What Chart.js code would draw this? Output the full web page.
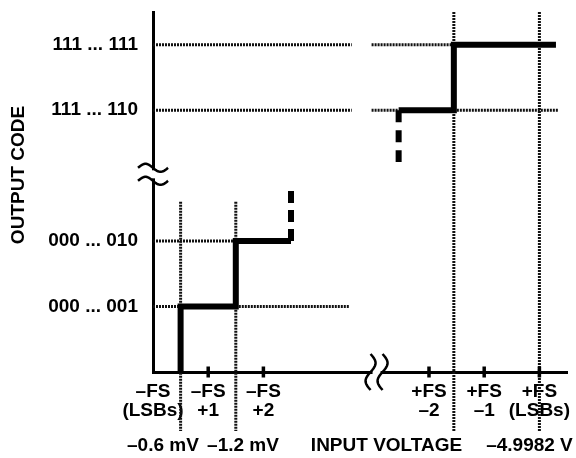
<!DOCTYPE html>
<html><head><meta charset="utf-8">
<script src="https://cdn.jsdelivr.net/npm/chart.js@4.4.0/dist/chart.umd.min.js"></script>
<style>html,body{margin:0;padding:0;background:#fff;}canvas{display:block}</style>
</head><body>
<canvas id="c" width="576" height="458"></canvas>
<script>
// ---- data ----
const yCodeValues = [1, 2, 4, 5];
const yCodeLabels = ['000 ... 001', '000 ... 010', '111 ... 110', '111 ... 111'];
const xTickValues = [0, 1, 2, 5, 6, 7];
const xTickLabels = [['–FS', '(LSBs)'], ['–FS', '+1'], ['–FS', '+2'], ['+FS', '–2'], ['+FS', '–1'], ['+FS', '(LSBs)']];
const xTickMarkValues = [1, 2, 5, 6, 7];

const lowStepX = [0.5, 0.5, 1.5, 1.5, 2.5];
const lowStepY = [0, 1, 1, 2, 2];
const lowStubX = [2.5, 2.5];
const lowStubY = [2, 2.78];
const highStubX = [4.45, 4.45];
const highStubY = [4, 3.21];
const highStepX = [4.45, 5.45, 5.45, 7.3];
const highStepY = [4, 4, 5, 5];

// dotted reference lines
const hGridY  = [5, 5, 4, 4, 4, 2, 1, 1];
const hGridX0 = [0, 3.96, 0, 3.96, 5.45, 0, 0, 1.5];
const hGridX1 = [3.6, 5.45, 3.6, 4.45, 7.35, 1.5, 0.5, 3.55];
const vGridX  = [0.5, 1.5, 5.45, 7];
const vGridY0 = [2.6, 2.6, 5.5, 5.5];
const vGridY1 = [-0.9, -0.9, -0.9, -0.9];

const yAxisTitle = 'OUTPUT CODE';
const bottomLabels = ['–0.6 mV', '–1.2 mV', 'INPUT VOLTAGE', '–4.9982 V'];
const bottomLabelAt = [0.18, 1.63, 4.23, 6.82];

// ---- build ----
const FAM = '"Liberation Sans", Arial, Helvetica, sans-serif';
const FONT = {family: FAM, size: 19, weight: 'bold', lineHeight: 1.0};
const pts = (xs, ys) => xs.map((x, i) => ({x, y: ys[i]}));

const datasets = [];
const lineBase = {showLine: true, pointRadius: 0, borderColor: '#000', fill: false, tension: 0, clip: false, borderJoinStyle: 'miter'};
datasets.push(Object.assign({}, lineBase, {data: pts(lowStepX, lowStepY), borderWidth: 6, order: 0}));
datasets.push(Object.assign({}, lineBase, {data: pts(highStepX, highStepY), borderWidth: 6, order: 0}));
datasets.push(Object.assign({}, lineBase, {data: pts(lowStubX, lowStubY), borderWidth: 6, borderDash: [12, 7], order: 0}));
datasets.push(Object.assign({}, lineBase, {data: pts(highStubX, highStubY), borderWidth: 6, borderDash: [12, 8], order: 0}));
hGridY.forEach((y, i) => {
  datasets.push(Object.assign({}, lineBase, {data: [{x: hGridX0[i], y}, {x: hGridX1[i], y}], borderWidth: 3, borderDash: [2, 1], borderColor: '#111', order: 2}));
});
vGridX.forEach((x, i) => {
  datasets.push(Object.assign({}, lineBase, {data: [{x, y: vGridY0[i]}, {x, y: vGridY1[i]}], borderWidth: 3, borderDash: [2, 1], borderColor: '#111', order: 2}));
});
datasets.push({data: xTickMarkValues.map(v => ({x: v, y: 0})), showLine: false, pointStyle: 'line', rotation: 90, pointRadius: 5.5, borderWidth: 3.5, borderColor: '#000', clip: false, order: 1});

const decor = {
  id: 'decor',
  afterDraw(chart) {
    const ctx = chart.ctx, xs = chart.scales.x, ys = chart.scales.y;
    const ax = chart.chartArea.left, ay = chart.chartArea.bottom;
    ctx.save();
    // y-axis break
    const yc = ys.getPixelForValue(3.02);
    ctx.fillStyle = '#fff';
    ctx.fillRect(ax - 4, yc - 4, 8, 8);
    ctx.strokeStyle = '#000'; ctx.lineWidth = 2.5;
    [yc - 6.5, yc + 6.5].forEach(y0 => {
      ctx.beginPath();
      for (let t = 0; t <= 30; t++) {
        const px = ax - 15 + t, py = y0 - 4 * Math.sin(2 * Math.PI * t / 30);
        t ? ctx.lineTo(px, py) : ctx.moveTo(px, py);
      }
      ctx.stroke();
    });
    // x-axis break
    const xc = xs.getPixelForValue(4.05);
    ctx.fillRect(xc - 4, ay - 4, 8, 8);
    [xc - 6, xc + 6].forEach(x0 => {
      ctx.beginPath();
      for (let t = 0; t <= 36; t++) {
        const py = ay - 18 + t, px = x0 + 5 * Math.sin(2 * Math.PI * t / 36);
        t ? ctx.lineTo(px, py) : ctx.moveTo(px, py);
      }
      ctx.stroke();
    });
    // titles
    ctx.fillStyle = '#000';
    ctx.font = 'bold 19px ' + FAM;
    ctx.textAlign = 'center'; ctx.textBaseline = 'middle';
    ctx.save();
    ctx.translate(19, 175);
    ctx.rotate(-Math.PI / 2);
    ctx.fillText(yAxisTitle, 0, 0);
    ctx.restore();
    bottomLabels.forEach((s, i) => ctx.fillText(s, xs.getPixelForValue(bottomLabelAt[i]), 446));
    ctx.restore();
  }
};

new Chart(document.getElementById('c'), {
  type: 'scatter',
  data: {datasets},
  options: {
    responsive: false, animation: false, events: [],
    layout: {padding: {top: 12, right: 3, left: 0, bottom: 0}},
    plugins: {legend: {display: false}, tooltip: {enabled: false}},
    scales: {
      x: {
        type: 'linear', min: 0, max: 7.5,
        grid: {display: false, drawTicks: false},
        border: {display: true, width: 3, color: '#000'},
        ticks: {font: FONT, color: '#000', padding: 10, maxRotation: 0, autoSkip: false,
          callback: (v, i) => xTickLabels[i]},
        afterBuildTicks: s => { s.ticks = xTickValues.map(v => ({value: v})); },
        afterFit: s => { s.height = 86; s.paddingLeft = 0; s.paddingRight = 0; }
      },
      y: {
        type: 'linear', min: 0, max: 5.5,
        grid: {display: false, drawTicks: false},
        border: {display: true, width: 3, color: '#000'},
        ticks: {font: FONT, color: '#000', padding: 15, autoSkip: false,
          callback: (v, i) => yCodeLabels[i]},
        afterBuildTicks: s => { s.ticks = yCodeValues.map(v => ({value: v})); },
        afterFit: s => { s.width = 153; s.paddingTop = 0; s.paddingBottom = 0; }
      }
    }
  },
  plugins: [decor]
});
</script>
</body></html>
-=-=-=-=-
What the exercise asks: Omit pictures; set down the rest of the material word for word.

Solution below:
What Chart.js code would draw this? Output the full web page.
<!DOCTYPE html>
<html><head><meta charset="utf-8">
<script src="https://cdn.jsdelivr.net/npm/chart.js@4.4.0/dist/chart.umd.min.js"></script>
<style>html,body{margin:0;padding:0;background:#fff;}canvas{display:block}</style>
</head><body>
<canvas id="c" width="576" height="458"></canvas>
<script>
// ---- data ----
const yCodeValues = [1, 2, 4, 5];
const yCodeLabels = ['000 ... 001', '000 ... 010', '111 ... 110', '111 ... 111'];
const xTickValues = [0, 1, 2, 5, 6, 7];
const xTickLabels = [['–FS', '(LSBs)'], ['–FS', '+1'], ['–FS', '+2'], ['+FS', '–2'], ['+FS', '–1'], ['+FS', '(LSBs)']];
const xTickMarkValues = [1, 2, 5, 6, 7];

const lowStepX = [0.5, 0.5, 1.5, 1.5, 2.5];
const lowStepY = [0, 1, 1, 2, 2];
const lowStubX = [2.5, 2.5];
const lowStubY = [2, 2.78];
const highStubX = [4.45, 4.45];
const highStubY = [4, 3.21];
const highStepX = [4.45, 5.45, 5.45, 7.3];
const highStepY = [4, 4, 5, 5];

// dotted reference lines
const hGridY  = [5, 5, 4, 4, 4, 2, 1, 1];
const hGridX0 = [0, 3.96, 0, 3.96, 5.45, 0, 0, 1.5];
const hGridX1 = [3.6, 5.45, 3.6, 4.45, 7.35, 1.5, 0.5, 3.55];
const vGridX  = [0.5, 1.5, 5.45, 7];
const vGridY0 = [2.6, 2.6, 5.5, 5.5];
const vGridY1 = [-0.9, -0.9, -0.9, -0.9];

const yAxisTitle = 'OUTPUT CODE';
const bottomLabels = ['–0.6 mV', '–1.2 mV', 'INPUT VOLTAGE', '–4.9982 V'];
const bottomLabelAt = [0.18, 1.63, 4.23, 6.82];

// ---- build ----
const FAM = '"Liberation Sans", Arial, Helvetica, sans-serif';
const FONT = {family: FAM, size: 19, weight: 'bold', lineHeight: 1.0};
const pts = (xs, ys) => xs.map((x, i) => ({x, y: ys[i]}));

const datasets = [];
const lineBase = {showLine: true, pointRadius: 0, borderColor: '#000', fill: false, tension: 0, clip: false, borderJoinStyle: 'miter'};
datasets.push(Object.assign({}, lineBase, {data: pts(lowStepX, lowStepY), borderWidth: 6, order: 0}));
datasets.push(Object.assign({}, lineBase, {data: pts(highStepX, highStepY), borderWidth: 6, order: 0}));
datasets.push(Object.assign({}, lineBase, {data: pts(lowStubX, lowStubY), borderWidth: 6, borderDash: [12, 7], order: 0}));
datasets.push(Object.assign({}, lineBase, {data: pts(highStubX, highStubY), borderWidth: 6, borderDash: [12, 8], order: 0}));
hGridY.forEach((y, i) => {
  datasets.push(Object.assign({}, lineBase, {data: [{x: hGridX0[i], y}, {x: hGridX1[i], y}], borderWidth: 3, borderDash: [2, 1], borderColor: '#111', order: 2}));
});
vGridX.forEach((x, i) => {
  datasets.push(Object.assign({}, lineBase, {data: [{x, y: vGridY0[i]}, {x, y: vGridY1[i]}], borderWidth: 3, borderDash: [2, 1], borderColor: '#111', order: 2}));
});
datasets.push({data: xTickMarkValues.map(v => ({x: v, y: 0})), showLine: false, pointStyle: 'line', rotation: 90, pointRadius: 5.5, borderWidth: 3.5, borderColor: '#000', clip: false, order: 1});

const decor = {
  id: 'decor',
  afterDraw(chart) {
    const ctx = chart.ctx, xs = chart.scales.x, ys = chart.scales.y;
    const ax = chart.chartArea.left, ay = chart.chartArea.bottom;
    ctx.save();
    // y-axis break
    const yc = ys.getPixelForValue(3.02);
    ctx.fillStyle = '#fff';
    ctx.fillRect(ax - 4, yc - 4, 8, 8);
    ctx.strokeStyle = '#000'; ctx.lineWidth = 2.5;
    [yc - 6.5, yc + 6.5].forEach(y0 => {
      ctx.beginPath();
      for (let t = 0; t <= 30; t++) {
        const px = ax - 15 + t, py = y0 - 4 * Math.sin(2 * Math.PI * t / 30);
        t ? ctx.lineTo(px, py) : ctx.moveTo(px, py);
      }
      ctx.stroke();
    });
    // x-axis break
    const xc = xs.getPixelForValue(4.05);
    ctx.fillRect(xc - 4, ay - 4, 8, 8);
    [xc - 6, xc + 6].forEach(x0 => {
      ctx.beginPath();
      for (let t = 0; t <= 36; t++) {
        const py = ay - 18 + t, px = x0 + 5 * Math.sin(2 * Math.PI * t / 36);
        t ? ctx.lineTo(px, py) : ctx.moveTo(px, py);
      }
      ctx.stroke();
    });
    // titles
    ctx.fillStyle = '#000';
    ctx.font = 'bold 19px ' + FAM;
    ctx.textAlign = 'center'; ctx.textBaseline = 'middle';
    ctx.save();
    ctx.translate(19, 175);
    ctx.rotate(-Math.PI / 2);
    ctx.fillText(yAxisTitle, 0, 0);
    ctx.restore();
    bottomLabels.forEach((s, i) => ctx.fillText(s, xs.getPixelForValue(bottomLabelAt[i]), 446));
    ctx.restore();
  }
};

new Chart(document.getElementById('c'), {
  type: 'scatter',
  data: {datasets},
  options: {
    responsive: false, animation: false, events: [],
    layout: {padding: {top: 12, right: 3, left: 0, bottom: 0}},
    plugins: {legend: {display: false}, tooltip: {enabled: false}},
    scales: {
      x: {
        type: 'linear', min: 0, max: 7.5,
        grid: {display: false, drawTicks: false},
        border: {display: true, width: 3, color: '#000'},
        ticks: {font: FONT, color: '#000', padding: 10, maxRotation: 0, autoSkip: false,
          callback: (v, i) => xTickLabels[i]},
        afterBuildTicks: s => { s.ticks = xTickValues.map(v => ({value: v})); },
        afterFit: s => { s.height = 86; s.paddingLeft = 0; s.paddingRight = 0; }
      },
      y: {
        type: 'linear', min: 0, max: 5.5,
        grid: {display: false, drawTicks: false},
        border: {display: true, width: 3, color: '#000'},
        ticks: {font: FONT, color: '#000', padding: 15, autoSkip: false,
          callback: (v, i) => yCodeLabels[i]},
        afterBuildTicks: s => { s.ticks = yCodeValues.map(v => ({value: v})); },
        afterFit: s => { s.width = 153; s.paddingTop = 0; s.paddingBottom = 0; }
      }
    }
  },
  plugins: [decor]
});
</script>
</body></html>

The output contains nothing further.